- Description of the task
Extract the lines of the material below, beginning with the first and ending with the line that holds "(0,0) rectangle (1058,749);". Skip every picture.

- Data section
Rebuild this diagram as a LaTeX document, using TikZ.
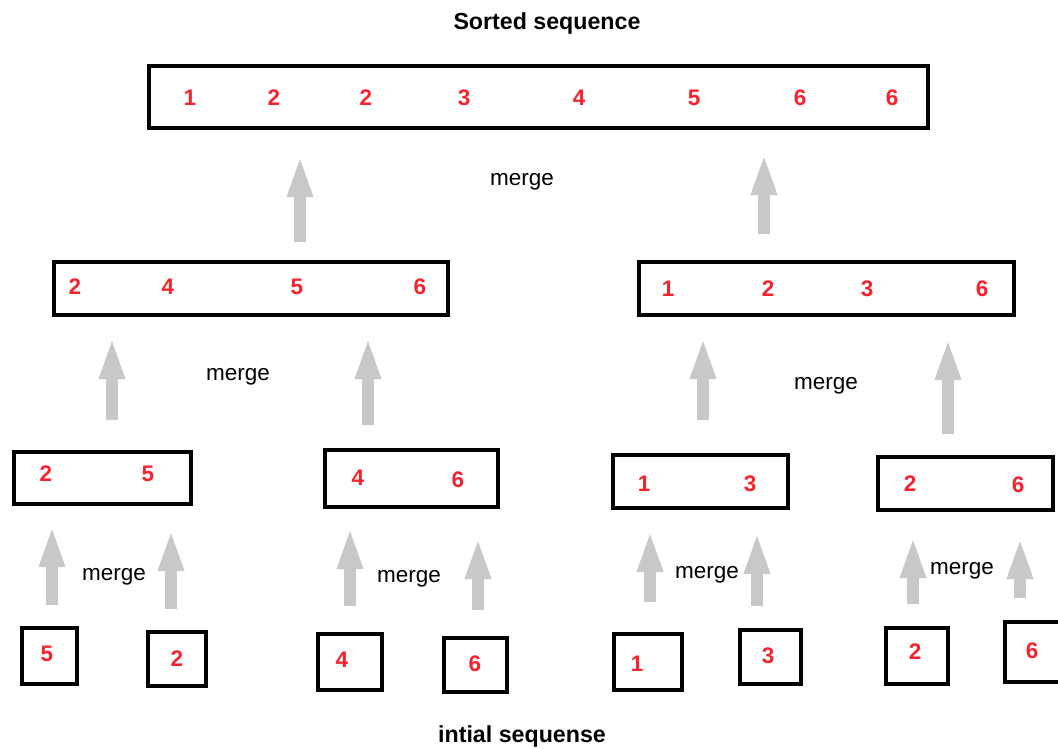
\documentclass[tikz,border=0pt]{standalone}
\usepackage{fontspec}
\setmainfont{Liberation Sans}
\usepackage{xcolor}
\usepackage{tikz}
\usetikzlibrary{arrows.meta}
\definecolor{numred}{RGB}{245,35,45}
\definecolor{arrgray}{RGB}{200,200,200}

\begin{document}
\begin{tikzpicture}[x=0.025cm, y=-0.025cm,
        box/.style={draw, line width=0.1cm, inner sep=0pt},
        num/.style={text=numred, font=\fontsize{16}{18}\selectfont\bfseries},
        lbl/.style={font=\fontsize{16}{18}\selectfont},
        ttl/.style={font=\fontsize{16.5}{18}\selectfont\bfseries},
        uparr/.style={arrgray, line width=0.3cm, -{Triangle[length=1.05cm, width=0.58cm]}}]
            \useasboundingbox (0,0) rectangle (1058,749);

            \node[ttl] (top) at (547,24) {Sorted sequence};
            \node[ttl] (bottom) at (522,736) {intial sequense};

            % sorted
            \node[box, minimum width=19.475cm, minimum height=1.55cm] (s) at (538.5,97) {};
            \foreach \x/\n in {190/1, 274/2, 366/2, 464/3, 579/4, 694/5, 800/6, 892/6}
                \node[num] at (\x,98) {\n};

            % halves
            \node[box, minimum width=9.85cm, minimum height=1.325cm] (hl) at (251,288.5) {};
            \node[box, minimum width=9.375cm, minimum height=1.325cm] (hr) at (826.5,288.5) {};
            \foreach \x/\n in {75/2, 168/4, 297/5, 420/6}
                \node[num] at (\x,287) {\n};
            \foreach \x/\n in {668/1, 768/2, 867/3, 982/6}
                \node[num] at (\x,289) {\n};

            % pairs
            \node[box, minimum width=4.425cm, minimum height=1.3cm] (pa) at (102.5,478) {};
            \node[box, minimum width=4.325cm, minimum height=1.425cm] (pb) at (411.5,478.5) {};
            \node[box, minimum width=4.375cm, minimum height=1.325cm] (pc) at (700.5,481.5) {};
            \node[box, minimum width=4.375cm, minimum height=1.325cm] (pd) at (965.5,483.5) {};
            \foreach \x/\y/\n in {46/474/2, 148/474/5, 358/478/4, 458/480/6,
                                  644/484/1, 750/484/3, 910/484/2, 1018/485/6}
                \node[num] at (\x,\y) {\n};

            % singles
            \node[box, minimum width=1.375cm, minimum height=1.4cm] (l1) at (49.5,656) {};
            \node[box, minimum width=1.45cm, minimum height=1.35cm] (l2) at (177,659) {};
            \node[box, minimum width=1.6cm, minimum height=1.4cm] (l3) at (350,662) {};
            \node[box, minimum width=1.575cm, minimum height=1.35cm] (l4) at (475.5,665) {};
            \node[box, minimum width=1.7cm, minimum height=1.4cm] (l5) at (648,662) {};
            \node[box, minimum width=1.525cm, minimum height=1.35cm] (l6) at (770.5,657) {};
            \node[box, minimum width=1.55cm, minimum height=1.4cm] (l7) at (917,656) {};
            \node[box, minimum width=1.375cm, minimum height=1.5cm] (l8) at (1032,652) {};
            \foreach \x/\y/\n in {47/654/5, 177/659/2, 342/660/4, 475/664/6,
                                  637/664/1, 768/656/3, 915/652/2, 1032/651/6}
                \node[num] at (\x,\y) {\n};

            % arrows
            \foreach \i/\x/\a/\b in {1/300/242/155, 2/764/234/153,
                                     3/112/420/337, 4/368/425/337, 5/703/420/337, 6/948/434/338,
                                     7/52/605/525, 8/171/609/529, 9/350/606/527, 10/478/610/537,
                                     11/650/602/530, 12/757/606/532, 13/913/604/536, 14/1020/598/537} {
                \coordinate (f\i) at (\x,\a);
                \coordinate (t\i) at (\x,\b);
                \draw[uparr] (f\i) -- (t\i);
            }

            \node[lbl] (m1) at (522,182) {merge};
            \node[lbl] (m2) at (238,377) {merge};
            \node[lbl] (m3) at (826,386) {merge};
            \node[lbl] (m4) at (114,577) {merge};
            \node[lbl] (m5) at (409,579) {merge};
            \node[lbl] (m6) at (707,575) {merge};
            \node[lbl] (m7) at (962,571) {merge};
        \end{tikzpicture}
\end{document}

- Correct output
Rebuild this diagram as a LaTeX document, using TikZ.
\documentclass[tikz,border=0pt]{standalone}
\usepackage{fontspec}
\setmainfont{Liberation Sans}
\usepackage{xcolor}
\usepackage{tikz}
\usetikzlibrary{arrows.meta}
\definecolor{numred}{RGB}{245,35,45}
\definecolor{arrgray}{RGB}{200,200,200}

\begin{document}
\begin{tikzpicture}[x=0.025cm, y=-0.025cm,
        box/.style={draw, line width=0.1cm, inner sep=0pt},
        num/.style={text=numred, font=\fontsize{16}{18}\selectfont\bfseries},
        lbl/.style={font=\fontsize{16}{18}\selectfont},
        ttl/.style={font=\fontsize{16.5}{18}\selectfont\bfseries},
        uparr/.style={arrgray, line width=0.3cm, -{Triangle[length=1.05cm, width=0.58cm]}}]
            \useasboundingbox (0,0) rectangle (1058,749);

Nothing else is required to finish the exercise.